Michel,
I see this is in post production (congratulations) so some, hopefully not all, of this will be redundant. Not the first time for me, and certainly not the last.
I've neglected to read the previous comments so pardon me if you've heard all this before.
I think the main problem would be getting across the feelings and your intentions concerning the giraffe. Whilst this would be a doddle for an experienced diector with the aid of a good musician in charge of the soundtrack. I'd guess most low budget types would struggle to do this effectively. It is, after all a stuffed toy. I hope your guys did a good on this for you.
This problem is however, the production team's, rather than yours. I think you've done what you can with a spec script. If there's a shooting script I'd like to see it.
First thing that struck me is it's also most dialogue free. If it wasn't I'd be saying it's overwritten. Strangely though it almost has to be as there's almost no dialogue to show us what we need to see.
All the same it could do with a little timming here and there.
As I've said before I like your writing. For a native Frenchman you're surprisingly adept at describing fairly complex scenes. You also use unusual phrasing that would never be done by a native English writer.
The downside is there's occasionally bizarre phrasing. Somehow though you always seem to get your point across.

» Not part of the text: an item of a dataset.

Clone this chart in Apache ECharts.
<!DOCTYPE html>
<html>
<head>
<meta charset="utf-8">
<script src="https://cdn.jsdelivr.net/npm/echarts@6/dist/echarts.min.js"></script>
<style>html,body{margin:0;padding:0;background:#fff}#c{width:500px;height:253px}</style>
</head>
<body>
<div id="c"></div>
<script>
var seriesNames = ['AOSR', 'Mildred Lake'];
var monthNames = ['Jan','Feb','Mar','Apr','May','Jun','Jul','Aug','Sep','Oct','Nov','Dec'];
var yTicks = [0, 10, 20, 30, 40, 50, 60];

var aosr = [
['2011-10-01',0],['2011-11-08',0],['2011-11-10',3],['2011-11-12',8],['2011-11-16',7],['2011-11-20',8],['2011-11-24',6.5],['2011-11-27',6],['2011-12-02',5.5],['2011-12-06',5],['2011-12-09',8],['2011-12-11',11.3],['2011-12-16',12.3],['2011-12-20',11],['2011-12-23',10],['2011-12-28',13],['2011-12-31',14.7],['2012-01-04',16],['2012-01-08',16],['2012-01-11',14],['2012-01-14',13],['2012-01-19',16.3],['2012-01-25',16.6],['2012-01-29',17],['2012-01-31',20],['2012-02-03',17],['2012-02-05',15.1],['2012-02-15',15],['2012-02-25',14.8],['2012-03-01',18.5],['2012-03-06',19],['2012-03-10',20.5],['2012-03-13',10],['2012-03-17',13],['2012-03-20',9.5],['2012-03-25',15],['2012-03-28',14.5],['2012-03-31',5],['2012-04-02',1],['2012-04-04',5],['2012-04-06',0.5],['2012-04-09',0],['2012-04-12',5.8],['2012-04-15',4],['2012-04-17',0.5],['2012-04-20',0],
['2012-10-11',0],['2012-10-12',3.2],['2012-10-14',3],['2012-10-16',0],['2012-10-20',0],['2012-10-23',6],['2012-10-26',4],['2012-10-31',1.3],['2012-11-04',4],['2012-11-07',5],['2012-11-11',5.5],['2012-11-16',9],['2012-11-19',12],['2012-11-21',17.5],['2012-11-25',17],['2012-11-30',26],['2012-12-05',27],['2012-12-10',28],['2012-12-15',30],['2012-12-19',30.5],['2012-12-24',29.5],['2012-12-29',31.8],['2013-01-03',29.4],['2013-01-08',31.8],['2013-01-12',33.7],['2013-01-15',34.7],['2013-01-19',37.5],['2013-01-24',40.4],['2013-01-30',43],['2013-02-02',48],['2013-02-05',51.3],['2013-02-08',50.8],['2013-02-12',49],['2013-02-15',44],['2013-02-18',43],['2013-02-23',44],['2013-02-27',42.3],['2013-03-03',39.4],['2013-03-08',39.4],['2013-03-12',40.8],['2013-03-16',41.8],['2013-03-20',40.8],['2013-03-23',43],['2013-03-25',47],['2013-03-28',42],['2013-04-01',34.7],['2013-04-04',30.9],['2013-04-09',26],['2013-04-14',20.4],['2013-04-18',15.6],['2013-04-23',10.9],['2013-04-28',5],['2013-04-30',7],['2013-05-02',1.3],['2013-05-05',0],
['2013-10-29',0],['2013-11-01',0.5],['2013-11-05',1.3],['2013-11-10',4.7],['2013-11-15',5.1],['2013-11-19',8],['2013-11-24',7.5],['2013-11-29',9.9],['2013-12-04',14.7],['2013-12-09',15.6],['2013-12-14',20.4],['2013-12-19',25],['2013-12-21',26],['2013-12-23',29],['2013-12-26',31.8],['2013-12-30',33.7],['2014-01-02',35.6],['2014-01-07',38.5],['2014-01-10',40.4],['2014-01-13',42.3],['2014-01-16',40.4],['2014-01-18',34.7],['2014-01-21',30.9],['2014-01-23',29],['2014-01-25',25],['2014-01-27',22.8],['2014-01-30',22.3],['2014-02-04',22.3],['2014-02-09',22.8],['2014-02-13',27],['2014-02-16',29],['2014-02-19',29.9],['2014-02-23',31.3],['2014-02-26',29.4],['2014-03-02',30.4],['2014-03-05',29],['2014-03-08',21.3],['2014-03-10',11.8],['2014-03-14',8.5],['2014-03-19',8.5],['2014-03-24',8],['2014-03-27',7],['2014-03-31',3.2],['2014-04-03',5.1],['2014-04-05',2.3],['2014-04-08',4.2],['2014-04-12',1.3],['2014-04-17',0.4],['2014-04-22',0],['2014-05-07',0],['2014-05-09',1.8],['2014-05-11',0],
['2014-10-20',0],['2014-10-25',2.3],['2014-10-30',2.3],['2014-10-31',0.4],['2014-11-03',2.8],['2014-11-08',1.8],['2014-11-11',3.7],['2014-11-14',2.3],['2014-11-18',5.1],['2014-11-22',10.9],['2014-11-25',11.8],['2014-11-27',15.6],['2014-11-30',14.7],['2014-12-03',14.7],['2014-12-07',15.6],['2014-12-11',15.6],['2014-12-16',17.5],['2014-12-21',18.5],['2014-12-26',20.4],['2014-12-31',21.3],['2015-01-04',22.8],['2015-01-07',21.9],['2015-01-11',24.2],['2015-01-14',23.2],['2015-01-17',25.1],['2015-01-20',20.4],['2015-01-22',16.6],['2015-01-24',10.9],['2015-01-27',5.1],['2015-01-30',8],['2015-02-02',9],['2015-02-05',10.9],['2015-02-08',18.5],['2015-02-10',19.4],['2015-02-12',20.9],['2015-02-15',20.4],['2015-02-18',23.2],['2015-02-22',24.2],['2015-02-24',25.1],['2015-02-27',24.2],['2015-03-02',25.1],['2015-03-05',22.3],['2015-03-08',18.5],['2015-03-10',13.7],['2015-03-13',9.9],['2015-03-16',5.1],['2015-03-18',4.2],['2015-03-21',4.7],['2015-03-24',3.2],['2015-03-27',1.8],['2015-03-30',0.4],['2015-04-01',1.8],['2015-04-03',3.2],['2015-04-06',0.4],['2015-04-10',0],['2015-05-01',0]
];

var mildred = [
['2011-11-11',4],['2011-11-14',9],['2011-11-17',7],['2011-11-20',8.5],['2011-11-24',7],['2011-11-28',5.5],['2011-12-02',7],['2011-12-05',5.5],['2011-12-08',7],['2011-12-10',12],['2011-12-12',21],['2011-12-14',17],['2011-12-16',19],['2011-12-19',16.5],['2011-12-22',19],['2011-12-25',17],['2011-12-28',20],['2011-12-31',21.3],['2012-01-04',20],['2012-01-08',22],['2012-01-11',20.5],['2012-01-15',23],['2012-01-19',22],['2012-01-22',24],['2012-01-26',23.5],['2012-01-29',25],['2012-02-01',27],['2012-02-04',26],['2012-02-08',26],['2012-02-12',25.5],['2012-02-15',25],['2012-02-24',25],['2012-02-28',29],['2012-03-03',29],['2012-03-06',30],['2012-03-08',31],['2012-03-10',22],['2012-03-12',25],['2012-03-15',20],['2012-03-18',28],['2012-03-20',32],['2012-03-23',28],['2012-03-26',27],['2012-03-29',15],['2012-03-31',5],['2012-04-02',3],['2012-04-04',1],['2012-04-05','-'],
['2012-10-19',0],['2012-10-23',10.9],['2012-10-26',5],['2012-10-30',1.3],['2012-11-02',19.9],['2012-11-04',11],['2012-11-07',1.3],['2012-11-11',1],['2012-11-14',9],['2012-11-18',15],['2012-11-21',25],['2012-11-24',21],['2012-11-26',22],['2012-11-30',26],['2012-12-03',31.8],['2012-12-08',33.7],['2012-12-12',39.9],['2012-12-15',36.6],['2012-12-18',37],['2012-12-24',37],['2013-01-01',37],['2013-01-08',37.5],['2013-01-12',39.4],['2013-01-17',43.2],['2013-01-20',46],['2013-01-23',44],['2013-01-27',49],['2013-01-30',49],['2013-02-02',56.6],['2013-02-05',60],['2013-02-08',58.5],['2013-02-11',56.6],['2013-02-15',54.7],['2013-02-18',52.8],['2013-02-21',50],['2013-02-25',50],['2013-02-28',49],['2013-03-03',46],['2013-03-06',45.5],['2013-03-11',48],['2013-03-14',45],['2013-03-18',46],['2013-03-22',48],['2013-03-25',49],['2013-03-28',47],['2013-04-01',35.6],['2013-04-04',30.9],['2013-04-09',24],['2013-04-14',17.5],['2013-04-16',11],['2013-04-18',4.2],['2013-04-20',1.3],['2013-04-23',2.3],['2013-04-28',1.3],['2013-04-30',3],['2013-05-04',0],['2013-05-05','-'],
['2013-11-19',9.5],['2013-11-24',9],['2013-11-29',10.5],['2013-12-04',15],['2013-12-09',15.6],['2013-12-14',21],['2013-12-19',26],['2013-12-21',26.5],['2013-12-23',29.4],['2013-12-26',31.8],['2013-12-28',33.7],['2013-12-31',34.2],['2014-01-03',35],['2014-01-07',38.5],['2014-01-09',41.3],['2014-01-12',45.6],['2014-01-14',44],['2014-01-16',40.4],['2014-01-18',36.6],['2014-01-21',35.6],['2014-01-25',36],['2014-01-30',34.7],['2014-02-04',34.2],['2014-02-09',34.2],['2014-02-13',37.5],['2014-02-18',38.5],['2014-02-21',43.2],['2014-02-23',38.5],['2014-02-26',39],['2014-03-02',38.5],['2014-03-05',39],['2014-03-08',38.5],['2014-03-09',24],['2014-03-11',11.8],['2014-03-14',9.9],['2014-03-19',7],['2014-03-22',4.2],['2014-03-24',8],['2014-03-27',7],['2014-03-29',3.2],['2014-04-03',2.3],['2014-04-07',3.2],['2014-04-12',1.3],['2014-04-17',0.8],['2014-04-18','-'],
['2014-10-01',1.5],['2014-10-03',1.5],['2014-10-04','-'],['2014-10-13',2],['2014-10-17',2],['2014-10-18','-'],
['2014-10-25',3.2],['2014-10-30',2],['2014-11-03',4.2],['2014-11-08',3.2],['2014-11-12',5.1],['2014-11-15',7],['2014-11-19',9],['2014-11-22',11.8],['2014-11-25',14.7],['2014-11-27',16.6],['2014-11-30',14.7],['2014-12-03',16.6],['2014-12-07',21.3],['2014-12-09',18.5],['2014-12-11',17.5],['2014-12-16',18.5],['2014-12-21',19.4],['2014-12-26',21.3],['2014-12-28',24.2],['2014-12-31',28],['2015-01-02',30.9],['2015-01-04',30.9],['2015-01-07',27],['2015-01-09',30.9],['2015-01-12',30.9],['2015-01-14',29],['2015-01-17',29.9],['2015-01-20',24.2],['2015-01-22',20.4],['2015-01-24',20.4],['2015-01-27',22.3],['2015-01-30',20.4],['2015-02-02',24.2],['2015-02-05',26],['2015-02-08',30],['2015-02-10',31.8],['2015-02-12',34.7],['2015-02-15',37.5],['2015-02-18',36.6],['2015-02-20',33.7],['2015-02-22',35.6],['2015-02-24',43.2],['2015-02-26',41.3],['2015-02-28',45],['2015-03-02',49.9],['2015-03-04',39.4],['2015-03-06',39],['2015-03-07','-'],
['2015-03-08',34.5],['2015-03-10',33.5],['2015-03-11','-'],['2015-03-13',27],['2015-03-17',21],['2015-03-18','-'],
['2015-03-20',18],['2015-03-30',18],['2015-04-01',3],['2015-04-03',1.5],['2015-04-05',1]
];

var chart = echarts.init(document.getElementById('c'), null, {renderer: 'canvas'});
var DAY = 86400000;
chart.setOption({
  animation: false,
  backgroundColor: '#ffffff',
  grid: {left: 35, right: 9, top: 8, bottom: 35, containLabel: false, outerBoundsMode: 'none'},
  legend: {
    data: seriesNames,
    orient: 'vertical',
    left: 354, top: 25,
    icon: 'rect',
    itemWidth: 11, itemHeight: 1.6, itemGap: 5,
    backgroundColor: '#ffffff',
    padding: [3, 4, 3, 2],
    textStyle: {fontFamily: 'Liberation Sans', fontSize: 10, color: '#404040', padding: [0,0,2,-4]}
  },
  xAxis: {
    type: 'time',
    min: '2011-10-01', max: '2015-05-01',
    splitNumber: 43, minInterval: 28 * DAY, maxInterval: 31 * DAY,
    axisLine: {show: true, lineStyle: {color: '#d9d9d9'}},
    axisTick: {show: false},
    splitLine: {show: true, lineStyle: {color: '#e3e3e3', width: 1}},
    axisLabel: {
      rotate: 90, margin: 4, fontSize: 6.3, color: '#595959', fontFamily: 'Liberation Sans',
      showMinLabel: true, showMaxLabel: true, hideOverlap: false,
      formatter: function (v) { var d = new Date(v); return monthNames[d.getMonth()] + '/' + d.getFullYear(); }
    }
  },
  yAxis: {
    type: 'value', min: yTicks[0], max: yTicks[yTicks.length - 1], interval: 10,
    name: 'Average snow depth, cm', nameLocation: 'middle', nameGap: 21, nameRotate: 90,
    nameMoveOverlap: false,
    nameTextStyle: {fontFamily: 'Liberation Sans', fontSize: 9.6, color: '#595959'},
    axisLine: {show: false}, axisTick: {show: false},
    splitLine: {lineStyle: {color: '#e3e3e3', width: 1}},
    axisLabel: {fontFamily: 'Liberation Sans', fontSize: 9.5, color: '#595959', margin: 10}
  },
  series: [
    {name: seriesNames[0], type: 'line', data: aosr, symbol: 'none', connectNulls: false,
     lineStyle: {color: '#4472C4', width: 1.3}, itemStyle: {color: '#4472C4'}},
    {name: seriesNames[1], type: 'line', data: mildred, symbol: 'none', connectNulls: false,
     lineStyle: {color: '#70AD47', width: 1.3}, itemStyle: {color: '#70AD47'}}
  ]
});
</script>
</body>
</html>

Technically the main point is you need to stay in the present tense when describing people, animals, actions and emotions. Examples -
Quoted from Aubrey The cat seated on the table.
Footsteps are heard.
Intrigued, she steps closer
Aubrey is clearly disturbed |
I still catch myself writing like this. Putting these phrases in the present rather than the past tense changes them from novel-like to screenplay style.

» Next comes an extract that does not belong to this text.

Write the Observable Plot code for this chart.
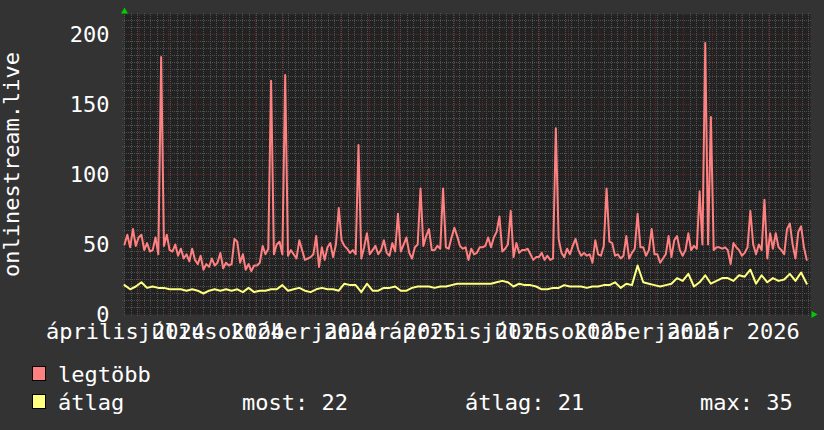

They'd read a lot better too.
You're good at atmosphere. This felt particularly creepy and sinister and I can't put my finger on quite why. Probably something to with the minimal dialogue and the fact that toys can be as sinister as clowns. There's something slightly sinister about children too. Probably their lack of knowledge and naviety.

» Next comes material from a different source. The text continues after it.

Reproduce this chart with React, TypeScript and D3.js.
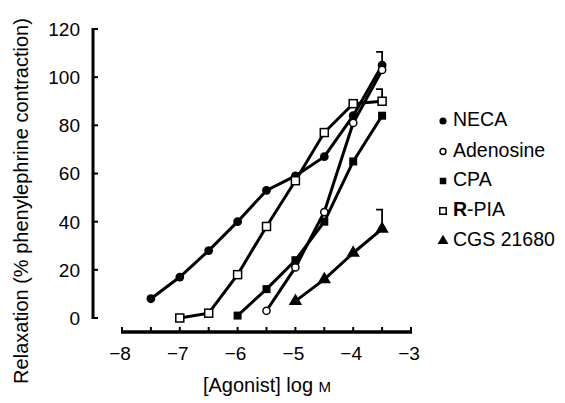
import * as d3 from "d3";
import React, { useEffect, useRef } from "react";

// log molar concentrations for each agonist
const necaX = [-7.5, -7, -6.5, -6, -5.5, -5, -4.5, -4, -3.5];
const necaY = [8, 17, 28, 40, 53, 59, 67, 84, 105];
const adenoX = [-5.5, -5, -4.5, -4, -3.5];
const adenoY = [3, 21, 44, 81, 103];
const cpaX = [-6, -5.5, -5, -4.5, -4, -3.5];
const cpaY = [1, 12, 24, 40, 65, 84];
const rpiaX = [-7, -6.5, -6, -5.5, -5, -4.5, -4, -3.5];
const rpiaY = [0, 2, 18, 38, 57, 77, 89, 90];
const cgsX = [-5, -4.5, -4, -3.5];
const cgsY = [7, 16, 27, 37];

// upper error bars (only shown at top concentration)
const errorBars = [
  { x: -3.5, y: 105, top: 110.5 },
  { x: -3.5, y: 90, top: 95 },
  { x: -3.5, y: 37, top: 45 },
];

const yTicks = [0, 20, 40, 60, 80, 100, 120];
const xTicks = [-8, -7, -6, -5, -4, -3];
const xMinor = [-7.5, -6.5, -5.5, -4.5, -3.5];

type Series = { name: string; xs: number[]; ys: number[]; symbol: string };
const series: Series[] = [
  { name: "NECA", xs: necaX, ys: necaY, symbol: "circleFilled" },
  { name: "Adenosine", xs: adenoX, ys: adenoY, symbol: "circleOpen" },
  { name: "CPA", xs: cpaX, ys: cpaY, symbol: "squareFilled" },
  { name: "R-PIA", xs: rpiaX, ys: rpiaY, symbol: "squareOpen" },
  { name: "CGS 21680", xs: cgsX, ys: cgsY, symbol: "triangle" },
];

const FONT = "'Liberation Sans', Arial, sans-serif";

function drawSymbol(g: any, kind: string, cx: number, cy: number, s: number) {
  if (kind === "circleFilled") {
    g.append("circle").attr("cx", cx).attr("cy", cy).attr("r", s * 0.55).attr("fill", "#000");
  } else if (kind === "circleOpen") {
    g.append("circle").attr("cx", cx).attr("cy", cy).attr("r", s * 0.45)
      .attr("fill", "#fff").attr("stroke", "#000").attr("stroke-width", 1.5);
  } else if (kind === "squareFilled") {
    g.append("rect").attr("x", cx - s / 2).attr("y", cy - s / 2).attr("width", s).attr("height", s).attr("fill", "#000");
  } else if (kind === "squareOpen") {
    g.append("rect").attr("x", cx - s / 2).attr("y", cy - s / 2).attr("width", s).attr("height", s)
      .attr("fill", "#fff").attr("stroke", "#000").attr("stroke-width", 1.5);
  } else {
    const tri = d3.symbol().type(d3.symbolTriangle).size(s * s * 1.2)();
    g.append("path").attr("d", tri).attr("transform", `translate(${cx},${cy})`).attr("fill", "#000");
  }
}

export default function App() {
  const svgRef = useRef<SVGSVGElement>(null);

  useEffect(() => {
    const svg = d3.select(svgRef.current);
    svg.selectAll("*").remove();

    const x = d3.scaleLinear().domain([-8, -3]).range([122, 411]);
    const y = d3.scaleLinear().domain([0, 120]).range([318, 29]);

    // Y axis
    const yAxisX = 93;
    svg.append("line").attr("x1", yAxisX).attr("x2", yAxisX).attr("y1", y(120) - 1).attr("y2", y(0) + 1)
      .attr("stroke", "#000").attr("stroke-width", 3);
    yTicks.forEach((t) => {
      svg.append("line").attr("x1", yAxisX).attr("x2", yAxisX + 5).attr("y1", y(t)).attr("y2", y(t))
        .attr("stroke", "#000").attr("stroke-width", 2);
      svg.append("text").attr("x", 80).attr("y", y(t)).attr("dy", "0.36em").attr("text-anchor", "end")
        .attr("font-family", FONT).attr("font-size", 19).text(t);
    });

    // X axis
    const xAxisY = 332;
    svg.append("line").attr("x1", x(-8) - 1).attr("x2", x(-3) + 1).attr("y1", xAxisY).attr("y2", xAxisY)
      .attr("stroke", "#000").attr("stroke-width", 3.5);
    [...xTicks, ...xMinor].forEach((t) => {
      svg.append("line").attr("x1", x(t)).attr("x2", x(t)).attr("y1", xAxisY).attr("y2", xAxisY - 5)
        .attr("stroke", "#000").attr("stroke-width", 2);
    });
    xTicks.forEach((t) => {
      svg.append("text").attr("x", x(t) - 2).attr("y", 360).attr("text-anchor", "middle")
        .attr("font-family", FONT).attr("font-size", 19).text("\u2212" + Math.abs(t));
    });

    // axis titles
    const xt = svg.append("text").attr("x", 267).attr("y", 392).attr("text-anchor", "middle")
      .attr("font-family", FONT).attr("font-size", 20);
    xt.append("tspan").text("[Agonist] log ");
    xt.append("tspan").attr("font-size", 15).text("M");

    svg.append("text").attr("transform", "translate(28,201) rotate(-90)").attr("text-anchor", "middle")
      .attr("font-family", FONT).attr("font-size", 20).text("Relaxation (% phenylephrine contraction)");

    // error bars
    errorBars.forEach((e) => {
      svg.append("path")
        .attr("d", `M${x(e.x)},${y(e.y)}V${y(e.top)}H${x(e.x) - 6}`)
        .attr("fill", "none").attr("stroke", "#000").attr("stroke-width", 1.8);
    });

    // lines and markers
    const line = d3.line<[number, number]>().x((d) => x(d[0])).y((d) => y(d[1]));
    series.forEach((s) => {
      const pts = s.xs.map((v, i) => [v, s.ys[i]] as [number, number]);
      svg.append("path").attr("d", line(pts)).attr("fill", "none").attr("stroke", "#000").attr("stroke-width", 3);
    });
    series.forEach((s) => {
      const g = svg.append("g");
      s.xs.forEach((v, i) => drawSymbol(g, s.symbol, x(v), y(s.ys[i]), 8));
    });

    // legend
    const legendY = [119, 149.5, 179, 209, 239];
    series.forEach((s, i) => {
      const g = svg.append("g");
      drawSymbol(g, s.symbol, 443, legendY[i] + 2, 6.5);
      const t = svg.append("text").attr("x", 453).attr("y", legendY[i]).attr("dy", "0.36em")
        .attr("font-family", FONT).attr("font-size", 19.5);
      if (s.name === "R-PIA") {
        t.append("tspan").attr("font-weight", "bold").text("R");
        t.append("tspan").text("-PIA");
      } else {
        t.text(s.name);
      }
    });
  }, []);

  return (
    <svg ref={svgRef} width={565} height={403} style={{ display: "block", marginLeft: -8, marginTop: -8 }} />
  );
}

Strange, I never thought a giraffe would make a good choice. I'm knocked off my perch again. Now, where's my high horse gone?
The agate bit puzzled me. Ah, you mean the toy's eyes. That bit read as slightly confusing. Still, I probably should have guessed.
People slag writers writers off for using adverbs. Frankly I think this is silly. An example -
Quoted from Aubrey Out of spite, Aubrey shuts the lid down. |
That's a 'tell' line to me, not a 'show'. I have preferred something like -
"Aubrey slams the lid down spitefully."
Or, if you're adverse to adverbs -
"Aubrey slams the lid down with spite."
You take my point.
Stand out bits -
The imagery and atmosphere. For a script set within a small world there's a feeling created here that I puzzle over. I can see why this got picked up for production.
The dialogue. Minimal but neverthessless it's spot on. I'm not giving you any quarter or points here for being French either-. It's as good as anyone's. You make very few errors and it all sounds / reads real to me. Children are tough to write for and you managed to avoid that 'ooh aren't they cute' rubbish.
There are way too many scripts that spend pages and pages and pages on utterly boring and meaningless dialogue. They're like being sat on a bus with windy morons who won't shut the fuck up! [end of rant].
Use of characters and objects - everything seemed to have a purpose and a meaning.
This is something I'd never manage to write. I feel like I've learned something too. I do hope the film version turns out well for you.